◆ Description of the task
Return, word for word, the lines from the line holding "Reproduce this chart with D3.js." through the line holding "const yTicks = [0, 1, 2, 3, 4, 5, 6, 7];". Include both end lines and no others.

◆ Records provided
## START

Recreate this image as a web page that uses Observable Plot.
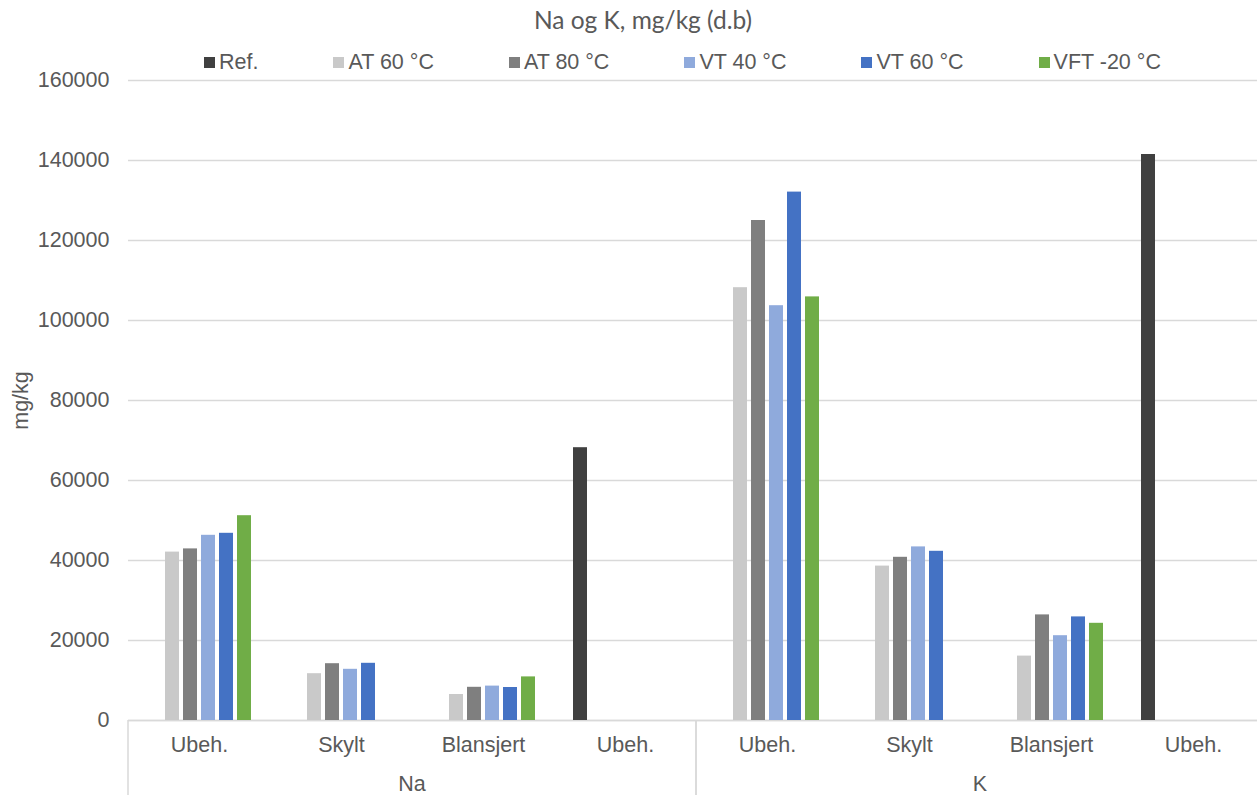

## END
## START

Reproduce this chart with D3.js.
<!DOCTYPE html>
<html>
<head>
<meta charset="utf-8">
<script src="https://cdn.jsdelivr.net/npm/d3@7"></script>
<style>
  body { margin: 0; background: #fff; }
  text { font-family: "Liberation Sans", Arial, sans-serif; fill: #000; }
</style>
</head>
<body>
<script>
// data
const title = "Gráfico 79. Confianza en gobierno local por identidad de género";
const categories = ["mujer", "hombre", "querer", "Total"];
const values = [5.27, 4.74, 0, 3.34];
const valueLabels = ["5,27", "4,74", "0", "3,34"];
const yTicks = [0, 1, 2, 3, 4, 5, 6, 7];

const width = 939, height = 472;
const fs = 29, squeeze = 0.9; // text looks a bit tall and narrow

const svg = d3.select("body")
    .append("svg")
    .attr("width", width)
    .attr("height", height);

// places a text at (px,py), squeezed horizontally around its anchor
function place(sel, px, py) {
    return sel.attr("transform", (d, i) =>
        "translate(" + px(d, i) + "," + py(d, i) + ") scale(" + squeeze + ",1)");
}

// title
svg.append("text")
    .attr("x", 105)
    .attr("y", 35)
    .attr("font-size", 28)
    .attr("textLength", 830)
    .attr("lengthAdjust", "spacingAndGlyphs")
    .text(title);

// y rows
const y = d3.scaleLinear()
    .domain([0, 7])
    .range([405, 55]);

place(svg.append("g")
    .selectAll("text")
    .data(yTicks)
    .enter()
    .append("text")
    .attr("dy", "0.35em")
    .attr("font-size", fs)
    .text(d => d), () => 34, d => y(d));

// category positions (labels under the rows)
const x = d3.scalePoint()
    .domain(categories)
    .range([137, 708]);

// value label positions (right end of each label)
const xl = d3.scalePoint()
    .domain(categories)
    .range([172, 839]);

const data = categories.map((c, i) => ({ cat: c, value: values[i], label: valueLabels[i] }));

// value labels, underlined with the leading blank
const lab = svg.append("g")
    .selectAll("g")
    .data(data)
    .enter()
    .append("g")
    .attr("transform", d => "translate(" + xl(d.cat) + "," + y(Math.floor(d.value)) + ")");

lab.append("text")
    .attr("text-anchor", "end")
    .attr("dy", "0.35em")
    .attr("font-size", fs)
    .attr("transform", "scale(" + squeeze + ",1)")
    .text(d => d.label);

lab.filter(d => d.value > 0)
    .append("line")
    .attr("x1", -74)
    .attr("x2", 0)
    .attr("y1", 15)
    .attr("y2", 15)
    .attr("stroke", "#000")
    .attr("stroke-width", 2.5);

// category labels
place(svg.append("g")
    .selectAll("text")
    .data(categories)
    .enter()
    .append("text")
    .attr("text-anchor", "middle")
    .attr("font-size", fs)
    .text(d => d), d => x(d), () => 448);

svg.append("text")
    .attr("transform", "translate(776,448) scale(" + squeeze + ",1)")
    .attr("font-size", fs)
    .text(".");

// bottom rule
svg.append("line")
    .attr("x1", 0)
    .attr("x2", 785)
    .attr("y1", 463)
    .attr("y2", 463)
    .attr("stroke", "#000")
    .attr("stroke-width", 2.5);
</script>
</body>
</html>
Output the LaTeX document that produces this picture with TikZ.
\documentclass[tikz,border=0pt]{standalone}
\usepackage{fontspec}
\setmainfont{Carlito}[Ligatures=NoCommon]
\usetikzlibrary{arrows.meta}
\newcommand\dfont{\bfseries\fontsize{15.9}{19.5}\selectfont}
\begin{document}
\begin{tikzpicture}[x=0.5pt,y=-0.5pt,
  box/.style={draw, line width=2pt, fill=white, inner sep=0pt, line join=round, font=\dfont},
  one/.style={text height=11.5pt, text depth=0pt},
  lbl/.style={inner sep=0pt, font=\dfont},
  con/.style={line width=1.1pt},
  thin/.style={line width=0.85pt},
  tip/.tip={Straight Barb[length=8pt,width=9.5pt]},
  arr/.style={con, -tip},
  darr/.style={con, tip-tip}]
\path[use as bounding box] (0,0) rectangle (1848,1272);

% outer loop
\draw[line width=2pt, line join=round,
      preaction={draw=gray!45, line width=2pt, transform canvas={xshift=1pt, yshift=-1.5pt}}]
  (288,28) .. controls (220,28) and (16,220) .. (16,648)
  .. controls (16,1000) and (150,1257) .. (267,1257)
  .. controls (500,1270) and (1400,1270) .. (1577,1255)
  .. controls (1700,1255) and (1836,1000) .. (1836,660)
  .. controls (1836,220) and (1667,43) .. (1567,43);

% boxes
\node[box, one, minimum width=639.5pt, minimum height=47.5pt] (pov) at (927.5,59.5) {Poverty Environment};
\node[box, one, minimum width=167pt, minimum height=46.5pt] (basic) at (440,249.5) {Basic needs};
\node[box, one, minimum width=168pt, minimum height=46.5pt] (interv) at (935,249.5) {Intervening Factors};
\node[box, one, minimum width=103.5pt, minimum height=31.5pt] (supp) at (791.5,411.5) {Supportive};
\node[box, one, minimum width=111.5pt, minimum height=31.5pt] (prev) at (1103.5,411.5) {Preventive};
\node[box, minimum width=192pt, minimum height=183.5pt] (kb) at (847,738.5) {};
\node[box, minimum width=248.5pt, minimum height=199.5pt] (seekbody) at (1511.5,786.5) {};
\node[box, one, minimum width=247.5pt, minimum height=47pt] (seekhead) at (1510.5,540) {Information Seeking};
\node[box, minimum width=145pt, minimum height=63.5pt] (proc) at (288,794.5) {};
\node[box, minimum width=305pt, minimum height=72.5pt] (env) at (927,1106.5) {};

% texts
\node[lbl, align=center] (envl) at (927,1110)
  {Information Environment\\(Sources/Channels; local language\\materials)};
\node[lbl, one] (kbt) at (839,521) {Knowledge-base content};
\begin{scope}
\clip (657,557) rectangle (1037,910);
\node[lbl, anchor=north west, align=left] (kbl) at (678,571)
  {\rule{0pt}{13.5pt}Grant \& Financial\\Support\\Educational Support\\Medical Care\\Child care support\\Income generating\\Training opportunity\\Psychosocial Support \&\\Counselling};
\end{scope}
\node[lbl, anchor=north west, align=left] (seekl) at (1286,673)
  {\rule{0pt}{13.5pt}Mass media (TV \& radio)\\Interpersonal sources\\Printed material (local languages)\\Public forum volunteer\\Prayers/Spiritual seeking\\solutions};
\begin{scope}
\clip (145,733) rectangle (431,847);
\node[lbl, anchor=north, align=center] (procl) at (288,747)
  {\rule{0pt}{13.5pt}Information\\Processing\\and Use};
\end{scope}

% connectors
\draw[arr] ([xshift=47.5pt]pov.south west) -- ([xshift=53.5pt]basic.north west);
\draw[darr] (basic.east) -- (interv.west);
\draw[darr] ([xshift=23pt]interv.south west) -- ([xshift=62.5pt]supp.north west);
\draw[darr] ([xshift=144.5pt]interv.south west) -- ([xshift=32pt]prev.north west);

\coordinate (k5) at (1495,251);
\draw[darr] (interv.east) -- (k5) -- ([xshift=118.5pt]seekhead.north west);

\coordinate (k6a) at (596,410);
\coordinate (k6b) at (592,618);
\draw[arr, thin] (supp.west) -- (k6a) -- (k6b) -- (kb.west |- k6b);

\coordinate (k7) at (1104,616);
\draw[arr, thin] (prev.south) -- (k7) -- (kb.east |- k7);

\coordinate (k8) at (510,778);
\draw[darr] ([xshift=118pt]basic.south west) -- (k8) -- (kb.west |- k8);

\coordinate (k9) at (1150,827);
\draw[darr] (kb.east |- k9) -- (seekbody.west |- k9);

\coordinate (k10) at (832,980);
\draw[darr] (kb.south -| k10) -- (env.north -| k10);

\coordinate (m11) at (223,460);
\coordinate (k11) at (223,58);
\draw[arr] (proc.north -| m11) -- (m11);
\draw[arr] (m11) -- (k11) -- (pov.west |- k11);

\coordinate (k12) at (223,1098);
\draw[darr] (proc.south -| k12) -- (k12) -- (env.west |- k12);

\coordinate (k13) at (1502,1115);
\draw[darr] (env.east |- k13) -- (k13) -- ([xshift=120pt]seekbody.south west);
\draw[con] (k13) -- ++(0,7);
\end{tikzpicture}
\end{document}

## END

◆ Solution
Reproduce this chart with D3.js.
<!DOCTYPE html>
<html>
<head>
<meta charset="utf-8">
<script src="https://cdn.jsdelivr.net/npm/d3@7"></script>
<style>
  body { margin: 0; background: #fff; }
  text { font-family: "Liberation Sans", Arial, sans-serif; fill: #000; }
</style>
</head>
<body>
<script>
// data
const title = "Gráfico 79. Confianza en gobierno local por identidad de género";
const categories = ["mujer", "hombre", "querer", "Total"];
const values = [5.27, 4.74, 0, 3.34];
const valueLabels = ["5,27", "4,74", "0", "3,34"];
const yTicks = [0, 1, 2, 3, 4, 5, 6, 7];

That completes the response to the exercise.